TASK REQUIREMENTS: Count each line below that has "this" anywhere in it. Answer with the total alone.

EXTRACTED MATERIAL:
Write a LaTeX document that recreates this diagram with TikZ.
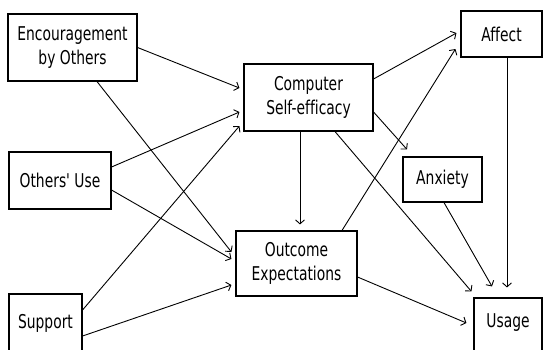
\documentclass[tikz,border=0pt]{standalone}
\usepackage{fontspec}
\setmainfont{DejaVu Sans}[FakeStretch=0.73,Ligatures={TeXOff,NoCommon}]
\usetikzlibrary{arrows.meta,calc}

\begin{document}
\begin{tikzpicture}[x=1pt,y=-1pt,
  box/.style={draw,line width=1.1pt,inner sep=0pt,align=center,
    font=\fontsize{19}{24}\selectfont},
  lbl/.style={font=\fontsize{19}{24}\selectfont},
  link/.style={line width=0.9pt,-{Straight Barb[length=4pt,width=9pt]}}
]
\useasboundingbox (0,0) rectangle (543,349);

% construct boxes
\node[box,minimum width=129pt,minimum height=67pt] (enc) at (72.5,47.5) {Encouragement\\by Others};
\node[box,minimum width=102pt,minimum height=57pt] (ou) at (60,180.5) {Others' Use};
\node[box,minimum width=73pt,minimum height=60pt,
  label={[lbl,yshift=1pt]center:Support}] (sup) at (45.5,324) {};
\node[box,minimum width=129pt,minimum height=67pt] (cse) at (308.5,97.5) {Computer\\Self-efficacy};
\node[box,minimum width=121pt,minimum height=65pt] (oe) at (296.5,263.5) {Outcome\\Expectations};
\node[box,minimum width=81pt,minimum height=46pt] (aff) at (501.5,34) {Affect};
\node[box,minimum width=79pt,minimum height=45pt] (anx) at (442.5,179.5) {Anxiety};
\node[box,minimum width=68pt,minimum height=60pt,
  label={[lbl,yshift=5pt]center:Usage}] (use) at (508,328) {};

% paths into computer self-efficacy
\draw[link] (enc.east) -- ($(cse.west)+(-4,-9.5)$);
\draw[link] ($(ou.east)+(0,-13.5)$) -- ($(cse.west)+(-4,14.5)$);
\draw[link] ($(sup.east)+(0,-14)$) -- ($(cse.west)+(-4,28.5)$);

% paths into outcome expectations
\draw[link] ($(enc.south)+(24.5,0)$) -- ($(oe.west)+(-4,-11.5)$);
\draw[link] ($(ou.east)+(0,9.5)$) -- ($(oe.west)+(-4,-4.5)$);
\draw[link] ($(sup.east)+(0,12)$) -- ($(oe.west)+(-4,21.5)$);
\draw[link] ($(cse.south)+(-8.5,0)$) -- ($(oe.north)+(3.5,-6)$);

% paths into affect and anxiety
\draw[link] ($(cse.east)+(0,-18.5)$) -- ($(aff.west)+(-4,-1)$);
\draw[link] ($(oe.north)+(45.5,0)$) -- ($(aff.west)+(-5,15)$);
\draw[link] ($(cse.east)+(0,14.5)$) -- ($(anx.north)+(-35.5,-7)$);

% paths into usage
\draw[link] ($(cse.south)+(26.5,0)$) -- ($(use.north west)+(-2,-6)$);
\draw[link] ($(anx.south)+(1.5,0)$) -- ($(use.north)+(-16,-11)$);
\draw[link] ($(aff.south)+(5.5,0)$) -- ($(use.north)+(-1,-10)$);
\draw[link] ($(oe.east)+(0,13.5)$) -- ($(use.west)+(-7,-5)$);
\end{tikzpicture}
\end{document}
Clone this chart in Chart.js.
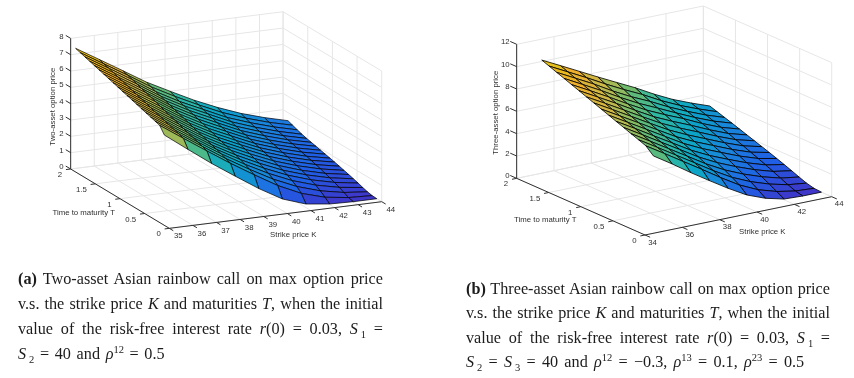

REPLY TO THE TASK: 2